## Request
Skip the pictures and repeat each line of the data exactly.

*****

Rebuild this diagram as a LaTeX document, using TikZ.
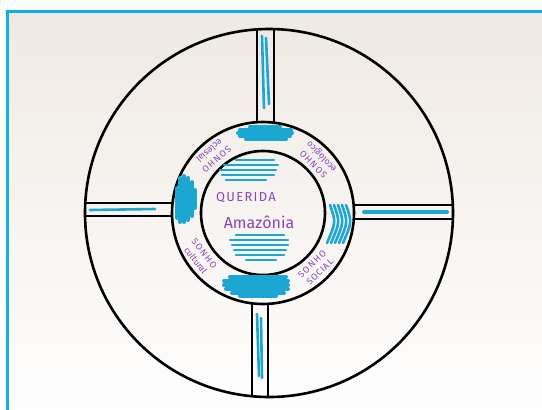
\documentclass[tikz,border=0pt]{standalone}
\usepackage{fontspec}
\newfontfamily\handfont{Fira Sans}
\usetikzlibrary{positioning}
\definecolor{frameblue}{HTML}{12AEEA}
\definecolor{marker}{HTML}{1CA6D2}
\definecolor{ink}{HTML}{8A45B8}
\definecolor{paper}{HTML}{EFE9E3}

\begin{document}
\begin{tikzpicture}[x=1pt,y=-1pt,
  pen/.style={line width=2.6pt,black},
  scrib/.style={marker,line width=4pt,line cap=round},
  thinscrib/.style={marker,line width=2.6pt,line cap=round},
  hand/.style={ink,align=center,inner sep=0pt,font=\handfont\fontsize{9}{11}\selectfont}]
  \useasboundingbox (0,0) rectangle (542,410);
  \fill[white] (0,0) rectangle (542,410);
  \shade[top color=paper, bottom color=white!95!paper] (7,11) rectangle (542,410);
  \draw[frameblue,line width=3pt] (7,412) -- (7,11) -- (545,11);

  \draw[pen] (269,213) circle[radius=184];
  \draw[pen] (263,213) circle[radius=91];
  \draw[pen] (263,213) circle[radius=62];

  \draw[pen] (257,30) -- (257,122);
  \draw[pen] (274,29) -- (274,122);
  \draw[pen] (252,303) -- (252,396);
  \draw[pen] (268,304) -- (268,397);
  \draw[pen] (354,205) -- (453,205);
  \draw[pen] (354,219) -- (453,219);
  \draw[pen] (85,203) -- (172,203);
  \draw[pen] (85,216) -- (172,216);

  \draw[thinscrib] (262,36) -- (264,108);
  \draw[thinscrib] (266,38) -- (269,104);
  \draw[thinscrib] (257,314) -- (259,376);
  \draw[thinscrib] (261,318) -- (262,378);
  \draw[scrib] (364,212) -- (447,212);
  \draw[thinscrib] (90,210) -- (155,209);

  \foreach \yy/\a/\b in {127/250/280, 130/240/291, 133/238/292, 136/240/290, 139/246/286}
    \draw[scrib] (\a,\yy) -- (\b,\yy);
  \foreach \yy/\a/\b in {277/230/286, 281/224/288, 285/224/288, 289/226/288, 293/232/284, 296/240/276}
    \draw[scrib] (\a,\yy) -- (\b,\yy);
  \foreach \xx/\a/\b in {177/188/218, 180/178/222, 184/176/222, 188/178/220, 192/182/216, 195/190/208}
    \draw[scrib] (\xx,\a) -- (\xx,\b);
  \foreach \xx in {330,334,338,342,346}
    \draw[thinscrib] (\xx,205) .. controls (\xx+6,222) .. (\xx-3,243);

  \foreach \yy/\a/\b in {160/236/274, 165/224/278, 170/220/276, 175/222/274, 180/226/266}
    \draw[thinscrib] (\a,\yy) -- (\b,\yy);
  \foreach \yy/\a/\b in {235/236/284, 240/230/288, 245/232/288, 250/234/286, 255/236/284, 260/246/276}
    \draw[thinscrib] (\a,\yy) -- (\b,\yy);

  \node[hand,font=\handfont\fontsize{13}{13}\selectfont\addfontfeatures{LetterSpace=10}] (querida) at (246,198) {QUERIDA};
  \node[hand,font=\handfont\fontsize{16}{16}\selectfont] (amazonia) at (259,222) {Amazônia};

  \node[hand,rotate=221] (eclesial) at (213,155) {\addfontfeatures{LetterSpace=15}SONHO\\eclesial};
  \node[hand,rotate=134] (ecologico) at (318,160) {\addfontfeatures{LetterSpace=15}SONHO\\ecológico};
  \node[hand,rotate=-52] (cultural) at (200,257) {\addfontfeatures{LetterSpace=15}SONHO\\cultural};
  \node[hand,rotate=44] (social) at (316,268) {\addfontfeatures{LetterSpace=15}SONHO\\\addfontfeatures{LetterSpace=10}SOCIAL};
\end{tikzpicture}
\end{document}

*****

## Exercise answer
Rebuild this diagram as a LaTeX document, using TikZ.
\documentclass[tikz,border=0pt]{standalone}
\usepackage{fontspec}
\newfontfamily\handfont{Fira Sans}
\usetikzlibrary{positioning}
\definecolor{frameblue}{HTML}{12AEEA}
\definecolor{marker}{HTML}{1CA6D2}
\definecolor{ink}{HTML}{8A45B8}
\definecolor{paper}{HTML}{EFE9E3}

\begin{document}
\begin{tikzpicture}[x=1pt,y=-1pt,
  pen/.style={line width=2.6pt,black},
  scrib/.style={marker,line width=4pt,line cap=round},
  thinscrib/.style={marker,line width=2.6pt,line cap=round},
  hand/.style={ink,align=center,inner sep=0pt,font=\handfont\fontsize{9}{11}\selectfont}]
  \useasboundingbox (0,0) rectangle (542,410);
  \fill[white] (0,0) rectangle (542,410);
  \shade[top color=paper, bottom color=white!95!paper] (7,11) rectangle (542,410);
  \draw[frameblue,line width=3pt] (7,412) -- (7,11) -- (545,11);

  \draw[pen] (269,213) circle[radius=184];
  \draw[pen] (263,213) circle[radius=91];
  \draw[pen] (263,213) circle[radius=62];

  \draw[pen] (257,30) -- (257,122);
  \draw[pen] (274,29) -- (274,122);
  \draw[pen] (252,303) -- (252,396);
  \draw[pen] (268,304) -- (268,397);
  \draw[pen] (354,205) -- (453,205);
  \draw[pen] (354,219) -- (453,219);
  \draw[pen] (85,203) -- (172,203);
  \draw[pen] (85,216) -- (172,216);

  \draw[thinscrib] (262,36) -- (264,108);
  \draw[thinscrib] (266,38) -- (269,104);
  \draw[thinscrib] (257,314) -- (259,376);
  \draw[thinscrib] (261,318) -- (262,378);
  \draw[scrib] (364,212) -- (447,212);
  \draw[thinscrib] (90,210) -- (155,209);

  \foreach \yy/\a/\b in {127/250/280, 130/240/291, 133/238/292, 136/240/290, 139/246/286}
    \draw[scrib] (\a,\yy) -- (\b,\yy);
  \foreach \yy/\a/\b in {277/230/286, 281/224/288, 285/224/288, 289/226/288, 293/232/284, 296/240/276}
    \draw[scrib] (\a,\yy) -- (\b,\yy);
  \foreach \xx/\a/\b in {177/188/218, 180/178/222, 184/176/222, 188/178/220, 192/182/216, 195/190/208}
    \draw[scrib] (\xx,\a) -- (\xx,\b);
  \foreach \xx in {330,334,338,342,346}
    \draw[thinscrib] (\xx,205) .. controls (\xx+6,222) .. (\xx-3,243);

  \foreach \yy/\a/\b in {160/236/274, 165/224/278, 170/220/276, 175/222/274, 180/226/266}
    \draw[thinscrib] (\a,\yy) -- (\b,\yy);
  \foreach \yy/\a/\b in {235/236/284, 240/230/288, 245/232/288, 250/234/286, 255/236/284, 260/246/276}
    \draw[thinscrib] (\a,\yy) -- (\b,\yy);

  \node[hand,font=\handfont\fontsize{13}{13}\selectfont\addfontfeatures{LetterSpace=10}] (querida) at (246,198) {QUERIDA};
  \node[hand,font=\handfont\fontsize{16}{16}\selectfont] (amazonia) at (259,222) {Amazônia};

  \node[hand,rotate=221] (eclesial) at (213,155) {\addfontfeatures{LetterSpace=15}SONHO\\eclesial};
  \node[hand,rotate=134] (ecologico) at (318,160) {\addfontfeatures{LetterSpace=15}SONHO\\ecológico};
  \node[hand,rotate=-52] (cultural) at (200,257) {\addfontfeatures{LetterSpace=15}SONHO\\cultural};
  \node[hand,rotate=44] (social) at (316,268) {\addfontfeatures{LetterSpace=15}SONHO\\\addfontfeatures{LetterSpace=10}SOCIAL};
\end{tikzpicture}
\end{document}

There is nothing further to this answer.